Juan Soto - EL GARABATO DEL TORREÓN

Cuestión de matices

Procede restar importancia a algunos episodios protagonizados por la belicosa muchachada que se enrola en las varias franquicias gallegas de Podemos

Cuando éramos jóvenes se nos dijo que la política, puesta al servicio de la ciudadanía y del bien común, era una actividad a la que se sentían inclinados los mejores. Pero es bien sabido que más allá de los discursos están las conductas y que por encima de las promesas proclamadas en los platós o desde las tribunas están los comportamientos cotidianos. Ese aforismo, que a diario se verifica en todos los ámbitos y procederes de la actividad humana, lo tenemos bien asimilado desde aquellas primeras lecturas de Maquiavelo, a quien se imputa (quizá injustamente) el cinismo de no decir lo que creía y no creer lo que decía. Y si alguna vez, por debilidad invencible o necesidad imperiosa, decía la verdad, la escondía entre la hojarasca de tantas mentiras que era imposible dar con ella.

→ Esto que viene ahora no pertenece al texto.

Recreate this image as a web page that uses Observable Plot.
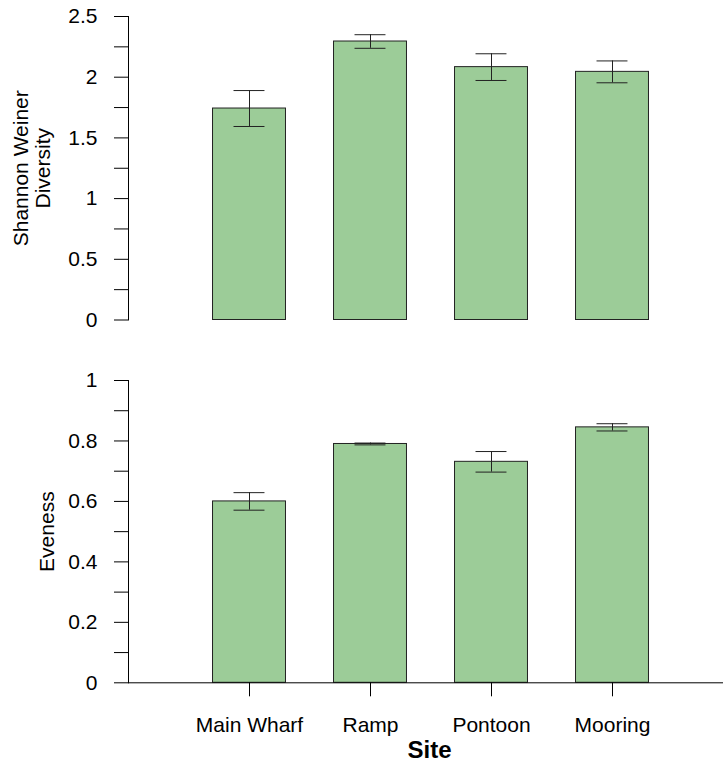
<!DOCTYPE html>
<html>
<head>
<meta charset="utf-8">
<script src="https://cdn.jsdelivr.net/npm/d3@7"></script>
<script src="https://cdn.jsdelivr.net/npm/@observablehq/plot@0.6"></script>
<style>
  html, body { margin: 0; padding: 0; background: #fff; }
  #chart { width: 723px; }
  #chart svg { display: block; }
</style>
</head>
<body>
<div id="chart"></div>
<script>
const sites = ["Main Wharf", "Ramp", "Pontoon", "Mooring"];
const shannonMean = [1.742, 2.294, 2.083, 2.044];
const shannonSE = [0.148, 0.056, 0.110, 0.090];
const evenMean = [0.600, 0.790, 0.731, 0.845];
const evenSE = [0.029, 0.003, 0.034, 0.012];
const shannonMajor = [0, 0.5, 1, 1.5, 2, 2.5];
const shannonMinor = [0.25, 0.75, 1.25, 1.75, 2.25];
const evenMajor = [0, 0.2, 0.4, 0.6, 0.8, 1];
const evenMinor = [0.1, 0.3, 0.5, 0.7, 0.9];

const FONT = "'Liberation Sans', Arial, Helvetica, sans-serif";
const FILL = "#9ccc98";
const STROKE = "#222";

function rows(mean, se) {
  return sites.map((s, i) => ({site: s, mean: mean[i], lo: mean[i] - se[i], hi: mean[i] + se[i]}));
}

const xOpts = {
  type: "band",
  domain: sites,
  range: [188.5, 672.5],
  paddingInner: 0.397,
  paddingOuter: 0.1985,
  round: false,
  label: null
};

function panel({data, height, marginTop, marginBottom, yDomain, major, minor, title, titleDx, lineHeight, showX}) {
  const marks = [
    Plot.barY(data, {x: "site", y: "mean", fill: FILL, stroke: STROKE, strokeWidth: 1}),
    Plot.ruleX(data, {x: "site", y1: "lo", y2: "hi", stroke: STROKE, strokeWidth: 1}),
    Plot.tickY(data, {x: "site", y: "lo", insetLeft: 21, insetRight: 21, stroke: STROKE, strokeWidth: 1}),
    Plot.tickY(data, {x: "site", y: "hi", insetLeft: 21, insetRight: 21, stroke: STROKE, strokeWidth: 1}),
    Plot.axisY({ticks: major, tickSize: 14, tickPadding: 17, tickFormat: d => `${d}`, fontSize: 21, label: null, stroke: "#000"}),
    Plot.axisY({ticks: minor, tickSize: 14, tickFormat: () => "", label: null, stroke: "#000"}),
    Plot.frame({anchor: "left", stroke: "#000"}),
    Plot.text([title], {text: d => d, frameAnchor: "left", textAnchor: "middle", rotate: -90, dx: titleDx, fontSize: 21, lineHeight, fill: "#000"})
  ];
  if (showX) {
    marks.push(
      Plot.frame({anchor: "bottom", stroke: "#000"}),
      Plot.axisX({tickSize: 14, tickPadding: 20, fontSize: 21, label: null, stroke: "#000"}),
      Plot.text(["Site"], {text: d => d, frameAnchor: "bottom", textAnchor: "middle", lineAnchor: "top", dx: 3.5, dy: 57.7, fontSize: 24, fontWeight: "bold", fill: "#000"})
    );
  }
  return Plot.plot({
    width: 723,
    height,
    marginTop,
    marginBottom,
    marginLeft: 128,
    marginRight: 0,
    style: {fontFamily: FONT, fontSize: "21px", color: "#000", background: "#fff"},
    x: {...xOpts, axis: null},
    y: {domain: yDomain, label: null, axis: null},
    marks
  });
}

const chart = document.getElementById("chart");
chart.appendChild(panel({
  data: rows(shannonMean, shannonSE),
  height: 340, marginTop: 16, marginBottom: 20.5,
  yDomain: [0, 2.5], major: shannonMajor, minor: shannonMinor,
  title: "Shannon Weiner\nDiversity", titleDx: -96.5, lineHeight: 1.07, showX: false
}));
chart.appendChild(panel({
  data: rows(evenMean, evenSE),
  height: 422, marginTop: 40, marginBottom: 79.7,
  yDomain: [0, 1], major: evenMajor, minor: evenMinor,
  title: "Eveness", titleDx: -81.7, lineHeight: 1, showX: true
}));
</script>
</body>
</html>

Quedamos pues en que la sinceridad no es virtud exigible a ningún político y, en consecuencia, todos los del oficio quedan eximidos de cualquier imperativo asociado al pesado lastre de la decencia y la rectitud. Sentado lo antedicho, procede restar importancia y atribuir al engarce natural de las cosas algunos episodios recientemente protagonizados por la belicosa muchachada que se enrola en las varias franquicias gallegas de Podemos (en un multicolor abanico que va desde los líderes asalariados a los meros tontos útiles), tales como el intercambio de coces que nutrió de contenido político la asamblea de Anova o la altruista dialéctica —todavía pendiente de resolución— acerca de emolumentos y tributos. De modo que ya estamos todas, queridas niñas. Confirmada la renuncia expresa a la ejemplaridad, la realidad se impone al espejismo y el país vuelve a encontrarse encajado en sus tradicionales confines medioambientales. ¿Dónde está la diferencia entre herejes y ortodoxos, entre los incrédulos y los cardenales del sacro colegio?, se preguntaba aquel personaje galdosiano. ¿Dónde se sitúa la raya que separa a los indignados de los indignantes?, nos preguntamos nosotros. La respuesta es obvia: se trata de una mera cuestión de matiz.